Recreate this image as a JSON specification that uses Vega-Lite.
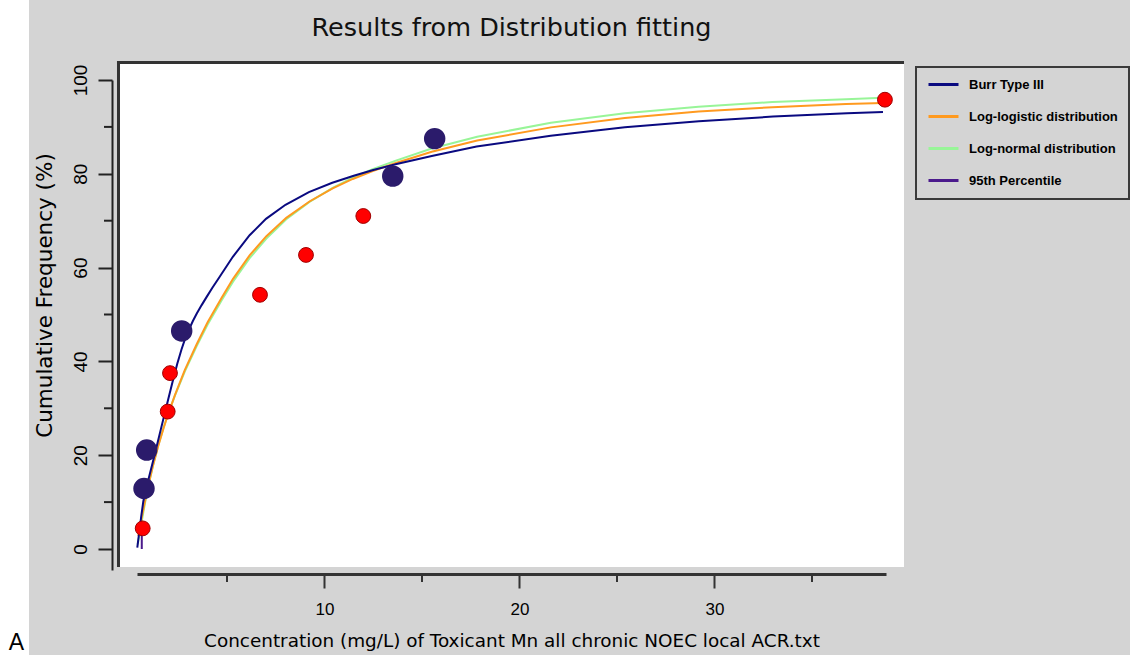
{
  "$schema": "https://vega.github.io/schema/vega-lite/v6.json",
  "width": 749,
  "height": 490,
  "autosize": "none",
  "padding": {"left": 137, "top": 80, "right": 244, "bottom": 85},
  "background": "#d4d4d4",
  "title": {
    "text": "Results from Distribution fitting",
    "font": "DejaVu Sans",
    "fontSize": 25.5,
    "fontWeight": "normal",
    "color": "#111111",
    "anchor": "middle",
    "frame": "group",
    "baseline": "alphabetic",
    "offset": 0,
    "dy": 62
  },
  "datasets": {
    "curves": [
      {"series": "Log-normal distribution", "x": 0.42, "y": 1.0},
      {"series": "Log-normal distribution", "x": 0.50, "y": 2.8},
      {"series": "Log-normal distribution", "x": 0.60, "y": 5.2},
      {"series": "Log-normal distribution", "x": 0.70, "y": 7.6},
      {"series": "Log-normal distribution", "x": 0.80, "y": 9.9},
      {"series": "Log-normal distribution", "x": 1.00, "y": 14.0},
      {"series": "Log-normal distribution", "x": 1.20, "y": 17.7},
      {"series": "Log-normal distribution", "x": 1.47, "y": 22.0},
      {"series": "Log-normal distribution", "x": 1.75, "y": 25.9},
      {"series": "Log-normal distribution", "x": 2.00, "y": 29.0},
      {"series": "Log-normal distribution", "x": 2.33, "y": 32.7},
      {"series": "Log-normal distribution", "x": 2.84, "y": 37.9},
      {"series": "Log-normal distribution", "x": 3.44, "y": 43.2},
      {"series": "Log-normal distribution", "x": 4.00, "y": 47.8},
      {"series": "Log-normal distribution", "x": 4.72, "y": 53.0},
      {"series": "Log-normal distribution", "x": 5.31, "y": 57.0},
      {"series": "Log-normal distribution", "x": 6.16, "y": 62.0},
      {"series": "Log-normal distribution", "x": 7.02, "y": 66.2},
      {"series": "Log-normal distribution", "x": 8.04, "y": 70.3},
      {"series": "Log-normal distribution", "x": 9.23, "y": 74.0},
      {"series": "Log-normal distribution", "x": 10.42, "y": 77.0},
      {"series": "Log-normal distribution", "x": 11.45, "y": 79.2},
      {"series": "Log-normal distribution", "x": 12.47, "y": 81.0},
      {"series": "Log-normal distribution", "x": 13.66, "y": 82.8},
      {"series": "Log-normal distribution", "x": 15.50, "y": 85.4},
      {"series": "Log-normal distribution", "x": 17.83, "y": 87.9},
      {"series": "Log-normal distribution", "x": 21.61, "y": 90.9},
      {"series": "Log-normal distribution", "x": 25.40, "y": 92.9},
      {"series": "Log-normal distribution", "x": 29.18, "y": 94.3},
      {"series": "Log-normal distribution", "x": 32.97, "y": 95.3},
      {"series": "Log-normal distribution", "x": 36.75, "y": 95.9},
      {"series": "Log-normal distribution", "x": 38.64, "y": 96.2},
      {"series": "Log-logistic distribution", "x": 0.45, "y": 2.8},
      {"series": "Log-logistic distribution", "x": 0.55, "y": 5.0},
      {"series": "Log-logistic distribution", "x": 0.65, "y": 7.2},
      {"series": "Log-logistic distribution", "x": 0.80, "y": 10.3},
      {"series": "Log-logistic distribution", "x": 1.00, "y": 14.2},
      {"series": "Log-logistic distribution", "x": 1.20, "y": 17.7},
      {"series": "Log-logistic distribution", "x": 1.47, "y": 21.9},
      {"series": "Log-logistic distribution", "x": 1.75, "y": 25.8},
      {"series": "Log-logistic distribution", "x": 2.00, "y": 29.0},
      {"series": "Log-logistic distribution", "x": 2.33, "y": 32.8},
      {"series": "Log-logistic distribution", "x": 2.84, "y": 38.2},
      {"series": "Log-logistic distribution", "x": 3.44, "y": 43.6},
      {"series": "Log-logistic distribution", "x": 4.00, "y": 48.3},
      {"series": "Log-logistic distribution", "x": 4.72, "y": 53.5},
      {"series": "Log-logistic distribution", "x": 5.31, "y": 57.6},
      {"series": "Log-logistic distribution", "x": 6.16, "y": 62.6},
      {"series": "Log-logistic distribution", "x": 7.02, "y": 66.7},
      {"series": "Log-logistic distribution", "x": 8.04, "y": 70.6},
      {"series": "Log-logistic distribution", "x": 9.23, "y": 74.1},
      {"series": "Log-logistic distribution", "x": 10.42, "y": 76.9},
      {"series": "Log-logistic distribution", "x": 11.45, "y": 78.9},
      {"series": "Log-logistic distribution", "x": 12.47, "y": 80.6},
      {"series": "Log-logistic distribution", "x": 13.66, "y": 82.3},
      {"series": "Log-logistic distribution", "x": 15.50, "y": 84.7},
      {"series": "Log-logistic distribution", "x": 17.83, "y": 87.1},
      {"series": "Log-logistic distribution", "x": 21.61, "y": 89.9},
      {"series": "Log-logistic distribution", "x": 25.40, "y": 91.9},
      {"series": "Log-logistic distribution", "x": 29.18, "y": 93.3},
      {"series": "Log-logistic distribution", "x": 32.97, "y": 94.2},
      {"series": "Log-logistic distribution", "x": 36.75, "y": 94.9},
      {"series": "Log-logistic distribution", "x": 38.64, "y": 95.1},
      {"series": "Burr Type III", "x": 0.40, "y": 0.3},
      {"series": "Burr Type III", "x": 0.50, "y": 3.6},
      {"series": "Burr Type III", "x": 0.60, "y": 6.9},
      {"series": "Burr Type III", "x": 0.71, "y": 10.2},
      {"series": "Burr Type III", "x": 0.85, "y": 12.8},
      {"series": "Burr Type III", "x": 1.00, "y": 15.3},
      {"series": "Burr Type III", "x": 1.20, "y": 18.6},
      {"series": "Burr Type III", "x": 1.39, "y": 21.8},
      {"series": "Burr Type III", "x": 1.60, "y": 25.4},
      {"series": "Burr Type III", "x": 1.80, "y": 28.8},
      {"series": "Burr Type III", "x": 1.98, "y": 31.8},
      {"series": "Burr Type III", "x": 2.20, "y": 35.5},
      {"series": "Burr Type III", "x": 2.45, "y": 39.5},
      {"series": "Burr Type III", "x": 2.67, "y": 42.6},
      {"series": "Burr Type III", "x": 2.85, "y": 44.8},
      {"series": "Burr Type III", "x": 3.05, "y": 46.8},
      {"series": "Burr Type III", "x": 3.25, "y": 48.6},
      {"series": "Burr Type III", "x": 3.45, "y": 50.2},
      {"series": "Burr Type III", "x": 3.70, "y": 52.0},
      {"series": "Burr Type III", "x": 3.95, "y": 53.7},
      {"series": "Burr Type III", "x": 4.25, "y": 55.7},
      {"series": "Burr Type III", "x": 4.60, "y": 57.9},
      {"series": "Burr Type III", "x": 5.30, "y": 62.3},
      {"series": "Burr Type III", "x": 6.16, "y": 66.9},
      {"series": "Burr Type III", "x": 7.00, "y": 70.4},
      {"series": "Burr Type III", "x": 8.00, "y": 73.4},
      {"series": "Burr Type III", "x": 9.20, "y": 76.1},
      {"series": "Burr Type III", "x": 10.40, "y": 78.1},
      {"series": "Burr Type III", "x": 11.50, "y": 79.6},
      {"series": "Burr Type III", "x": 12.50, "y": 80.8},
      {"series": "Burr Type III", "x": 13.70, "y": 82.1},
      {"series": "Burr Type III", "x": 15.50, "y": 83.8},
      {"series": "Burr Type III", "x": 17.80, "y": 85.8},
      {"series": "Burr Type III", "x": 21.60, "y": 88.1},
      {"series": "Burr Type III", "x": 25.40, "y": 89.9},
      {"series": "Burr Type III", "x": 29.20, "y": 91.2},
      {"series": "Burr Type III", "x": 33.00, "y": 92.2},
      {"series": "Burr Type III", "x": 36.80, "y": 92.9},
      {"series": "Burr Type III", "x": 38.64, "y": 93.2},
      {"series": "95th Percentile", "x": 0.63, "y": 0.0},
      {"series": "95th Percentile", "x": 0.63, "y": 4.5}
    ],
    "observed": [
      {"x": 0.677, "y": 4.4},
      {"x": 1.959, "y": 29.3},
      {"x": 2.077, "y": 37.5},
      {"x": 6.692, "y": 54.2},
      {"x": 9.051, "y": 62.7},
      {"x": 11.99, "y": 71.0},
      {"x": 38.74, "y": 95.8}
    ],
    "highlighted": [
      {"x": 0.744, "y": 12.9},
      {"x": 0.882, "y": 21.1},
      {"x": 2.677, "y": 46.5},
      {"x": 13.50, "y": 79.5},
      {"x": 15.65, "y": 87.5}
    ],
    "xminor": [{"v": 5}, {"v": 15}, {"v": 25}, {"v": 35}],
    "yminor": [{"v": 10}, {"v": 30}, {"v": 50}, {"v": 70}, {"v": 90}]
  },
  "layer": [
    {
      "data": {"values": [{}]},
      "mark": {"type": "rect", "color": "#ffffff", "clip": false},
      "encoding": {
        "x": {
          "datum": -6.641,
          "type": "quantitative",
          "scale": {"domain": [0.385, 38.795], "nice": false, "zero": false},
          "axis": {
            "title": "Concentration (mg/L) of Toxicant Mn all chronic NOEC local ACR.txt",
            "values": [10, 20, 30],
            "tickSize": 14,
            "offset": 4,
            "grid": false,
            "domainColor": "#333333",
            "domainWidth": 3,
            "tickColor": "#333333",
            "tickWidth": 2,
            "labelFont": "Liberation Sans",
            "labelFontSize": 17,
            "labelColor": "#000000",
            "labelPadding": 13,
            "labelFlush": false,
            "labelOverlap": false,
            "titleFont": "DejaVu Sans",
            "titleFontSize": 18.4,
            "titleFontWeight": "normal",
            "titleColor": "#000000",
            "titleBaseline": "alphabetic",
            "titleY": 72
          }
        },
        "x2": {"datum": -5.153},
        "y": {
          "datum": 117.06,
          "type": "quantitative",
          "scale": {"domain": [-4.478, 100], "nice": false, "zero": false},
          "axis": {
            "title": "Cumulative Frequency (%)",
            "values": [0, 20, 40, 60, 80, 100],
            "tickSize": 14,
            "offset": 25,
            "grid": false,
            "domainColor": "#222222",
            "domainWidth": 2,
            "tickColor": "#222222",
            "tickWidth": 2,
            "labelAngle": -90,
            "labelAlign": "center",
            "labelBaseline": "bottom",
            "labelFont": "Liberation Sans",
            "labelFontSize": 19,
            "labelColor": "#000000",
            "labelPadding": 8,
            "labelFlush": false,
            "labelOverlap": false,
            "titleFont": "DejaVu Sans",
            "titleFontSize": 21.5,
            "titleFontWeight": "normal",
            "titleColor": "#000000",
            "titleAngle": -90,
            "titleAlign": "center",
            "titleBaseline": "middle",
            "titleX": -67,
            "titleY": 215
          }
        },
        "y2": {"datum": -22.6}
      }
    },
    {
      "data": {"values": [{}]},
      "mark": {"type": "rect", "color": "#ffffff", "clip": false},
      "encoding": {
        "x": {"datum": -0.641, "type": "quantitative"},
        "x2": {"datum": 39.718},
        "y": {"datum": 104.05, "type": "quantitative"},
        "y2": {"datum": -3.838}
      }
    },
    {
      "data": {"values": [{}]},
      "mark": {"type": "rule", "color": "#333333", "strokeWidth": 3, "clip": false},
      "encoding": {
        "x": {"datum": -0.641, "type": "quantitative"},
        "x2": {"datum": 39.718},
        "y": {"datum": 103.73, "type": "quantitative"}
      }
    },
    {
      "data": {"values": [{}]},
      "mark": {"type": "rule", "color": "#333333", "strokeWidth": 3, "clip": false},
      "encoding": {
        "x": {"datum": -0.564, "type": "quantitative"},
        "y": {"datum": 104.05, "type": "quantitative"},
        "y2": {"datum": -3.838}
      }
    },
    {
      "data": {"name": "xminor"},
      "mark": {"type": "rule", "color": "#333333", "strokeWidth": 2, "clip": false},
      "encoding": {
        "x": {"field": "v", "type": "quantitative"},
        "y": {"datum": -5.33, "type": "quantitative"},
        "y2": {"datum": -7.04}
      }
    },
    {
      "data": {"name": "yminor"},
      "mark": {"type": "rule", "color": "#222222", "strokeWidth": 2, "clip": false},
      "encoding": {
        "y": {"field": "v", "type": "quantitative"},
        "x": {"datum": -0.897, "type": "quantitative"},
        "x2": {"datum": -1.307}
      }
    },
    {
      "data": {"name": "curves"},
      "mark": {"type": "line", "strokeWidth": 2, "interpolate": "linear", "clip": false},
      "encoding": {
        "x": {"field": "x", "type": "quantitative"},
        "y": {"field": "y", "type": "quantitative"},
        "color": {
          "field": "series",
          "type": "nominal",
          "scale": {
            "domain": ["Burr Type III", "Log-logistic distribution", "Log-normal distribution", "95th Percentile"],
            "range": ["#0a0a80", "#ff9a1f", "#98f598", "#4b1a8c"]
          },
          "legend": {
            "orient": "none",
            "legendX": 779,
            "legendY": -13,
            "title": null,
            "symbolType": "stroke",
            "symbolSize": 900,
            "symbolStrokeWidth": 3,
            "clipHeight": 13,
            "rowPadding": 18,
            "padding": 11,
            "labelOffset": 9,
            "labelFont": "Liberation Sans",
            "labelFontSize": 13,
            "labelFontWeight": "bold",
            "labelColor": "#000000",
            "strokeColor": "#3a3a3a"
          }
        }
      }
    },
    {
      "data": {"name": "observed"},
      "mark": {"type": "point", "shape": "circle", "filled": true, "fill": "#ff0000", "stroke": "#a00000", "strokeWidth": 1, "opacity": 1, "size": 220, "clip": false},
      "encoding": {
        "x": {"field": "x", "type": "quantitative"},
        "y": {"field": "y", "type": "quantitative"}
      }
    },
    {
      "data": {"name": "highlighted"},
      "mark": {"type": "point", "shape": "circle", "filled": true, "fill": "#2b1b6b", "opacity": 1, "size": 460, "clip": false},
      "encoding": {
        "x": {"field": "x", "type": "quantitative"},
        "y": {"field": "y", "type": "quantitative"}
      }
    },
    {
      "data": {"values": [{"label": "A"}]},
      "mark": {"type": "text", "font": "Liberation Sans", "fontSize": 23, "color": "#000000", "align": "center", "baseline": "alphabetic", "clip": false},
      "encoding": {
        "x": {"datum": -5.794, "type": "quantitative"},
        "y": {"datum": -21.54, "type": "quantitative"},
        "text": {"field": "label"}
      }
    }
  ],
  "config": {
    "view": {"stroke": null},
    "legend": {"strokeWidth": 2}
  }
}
::::
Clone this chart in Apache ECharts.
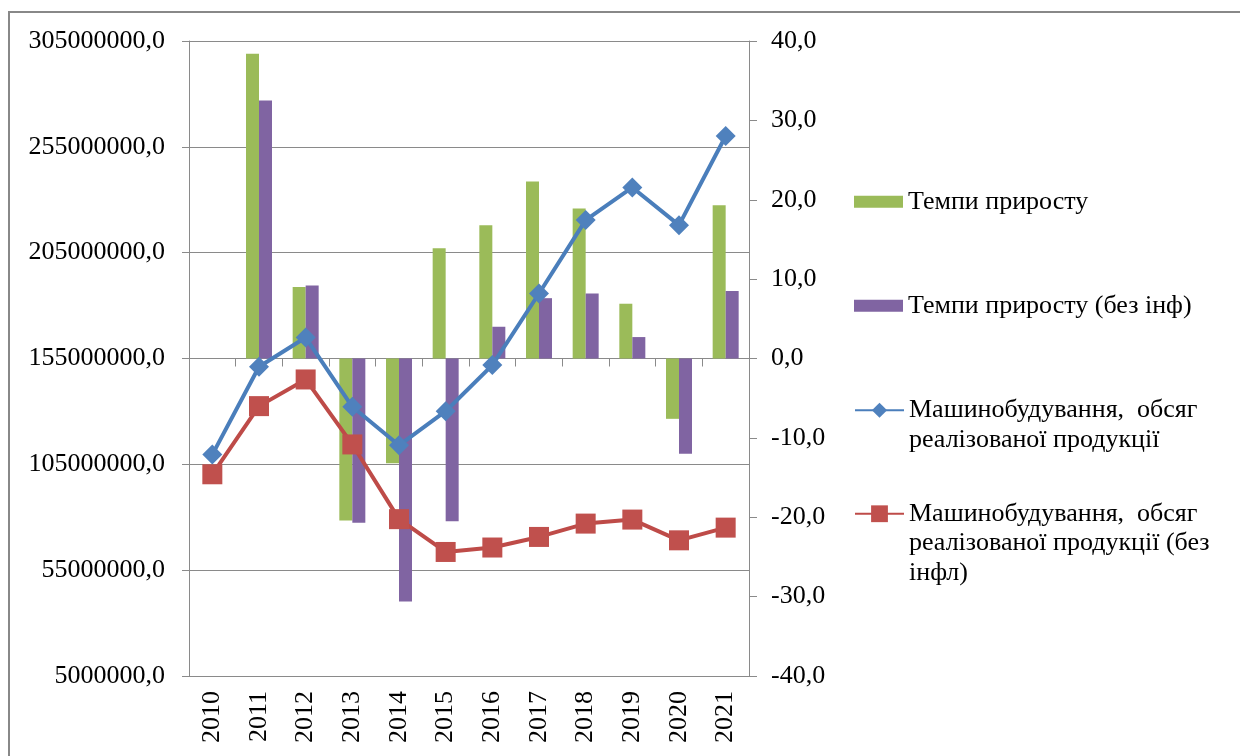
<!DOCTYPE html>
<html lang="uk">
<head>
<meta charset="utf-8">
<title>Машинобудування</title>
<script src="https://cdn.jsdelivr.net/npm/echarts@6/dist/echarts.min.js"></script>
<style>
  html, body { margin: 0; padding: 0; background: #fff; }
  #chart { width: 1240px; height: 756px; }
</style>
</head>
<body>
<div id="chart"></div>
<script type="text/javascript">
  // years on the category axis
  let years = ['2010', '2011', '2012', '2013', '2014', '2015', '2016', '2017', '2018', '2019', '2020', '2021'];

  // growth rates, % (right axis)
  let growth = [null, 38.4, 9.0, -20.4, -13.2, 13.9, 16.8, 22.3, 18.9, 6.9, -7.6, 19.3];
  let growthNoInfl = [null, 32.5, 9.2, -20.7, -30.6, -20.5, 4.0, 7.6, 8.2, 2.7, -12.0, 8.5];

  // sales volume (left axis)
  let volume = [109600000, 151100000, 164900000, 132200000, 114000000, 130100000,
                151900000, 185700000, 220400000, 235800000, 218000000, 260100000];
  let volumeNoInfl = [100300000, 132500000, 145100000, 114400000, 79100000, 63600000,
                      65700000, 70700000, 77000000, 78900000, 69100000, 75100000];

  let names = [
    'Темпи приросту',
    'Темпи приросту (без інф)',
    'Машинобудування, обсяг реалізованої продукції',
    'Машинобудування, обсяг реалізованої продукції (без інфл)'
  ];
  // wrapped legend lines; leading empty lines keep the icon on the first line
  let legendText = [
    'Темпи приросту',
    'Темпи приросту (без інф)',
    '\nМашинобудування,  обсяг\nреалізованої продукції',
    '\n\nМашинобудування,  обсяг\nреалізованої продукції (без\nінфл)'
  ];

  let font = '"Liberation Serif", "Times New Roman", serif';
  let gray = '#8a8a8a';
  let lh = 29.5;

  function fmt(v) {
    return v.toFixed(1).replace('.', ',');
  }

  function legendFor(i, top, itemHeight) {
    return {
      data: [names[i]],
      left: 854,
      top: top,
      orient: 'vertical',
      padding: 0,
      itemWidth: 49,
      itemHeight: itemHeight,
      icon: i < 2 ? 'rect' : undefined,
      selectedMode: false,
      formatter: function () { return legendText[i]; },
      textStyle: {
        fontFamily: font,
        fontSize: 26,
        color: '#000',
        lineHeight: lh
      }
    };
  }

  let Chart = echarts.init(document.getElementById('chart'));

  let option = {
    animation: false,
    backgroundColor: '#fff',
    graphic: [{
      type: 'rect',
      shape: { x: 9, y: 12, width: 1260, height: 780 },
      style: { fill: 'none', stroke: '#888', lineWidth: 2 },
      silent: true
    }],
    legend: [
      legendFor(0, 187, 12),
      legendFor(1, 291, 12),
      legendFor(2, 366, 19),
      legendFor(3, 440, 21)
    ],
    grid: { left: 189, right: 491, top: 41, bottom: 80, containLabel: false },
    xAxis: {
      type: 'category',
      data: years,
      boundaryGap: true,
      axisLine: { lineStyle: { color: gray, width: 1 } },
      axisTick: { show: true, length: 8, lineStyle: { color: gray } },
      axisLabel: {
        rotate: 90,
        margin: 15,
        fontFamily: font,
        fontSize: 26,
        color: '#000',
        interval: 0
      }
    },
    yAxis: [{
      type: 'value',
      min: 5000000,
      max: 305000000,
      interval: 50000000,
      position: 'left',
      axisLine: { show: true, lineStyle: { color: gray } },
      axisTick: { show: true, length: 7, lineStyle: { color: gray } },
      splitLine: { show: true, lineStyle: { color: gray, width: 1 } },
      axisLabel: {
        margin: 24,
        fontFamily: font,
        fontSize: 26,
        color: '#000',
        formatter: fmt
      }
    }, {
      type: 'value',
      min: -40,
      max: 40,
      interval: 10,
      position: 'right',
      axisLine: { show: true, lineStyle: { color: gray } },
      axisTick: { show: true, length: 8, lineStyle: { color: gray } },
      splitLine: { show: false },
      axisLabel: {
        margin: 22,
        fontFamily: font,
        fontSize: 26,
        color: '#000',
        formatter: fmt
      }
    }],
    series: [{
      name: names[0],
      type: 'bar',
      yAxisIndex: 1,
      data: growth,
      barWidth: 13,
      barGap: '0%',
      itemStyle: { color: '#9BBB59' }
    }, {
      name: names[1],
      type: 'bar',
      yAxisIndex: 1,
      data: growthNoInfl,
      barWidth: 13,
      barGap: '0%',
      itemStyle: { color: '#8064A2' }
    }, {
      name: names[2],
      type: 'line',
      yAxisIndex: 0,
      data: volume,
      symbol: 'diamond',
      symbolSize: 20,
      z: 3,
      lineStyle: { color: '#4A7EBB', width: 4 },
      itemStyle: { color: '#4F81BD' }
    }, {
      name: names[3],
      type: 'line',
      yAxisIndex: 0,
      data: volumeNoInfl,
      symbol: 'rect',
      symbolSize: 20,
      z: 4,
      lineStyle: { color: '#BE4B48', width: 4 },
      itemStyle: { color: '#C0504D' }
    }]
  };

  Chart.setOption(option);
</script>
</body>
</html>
::::
▸ Exercise brief
Search the entries for the word "this" and pick out every line that holds it.

▸ Correct response
Recreate this image as a JSON specification that uses Vega-Lite.
Clone this chart in Apache ECharts.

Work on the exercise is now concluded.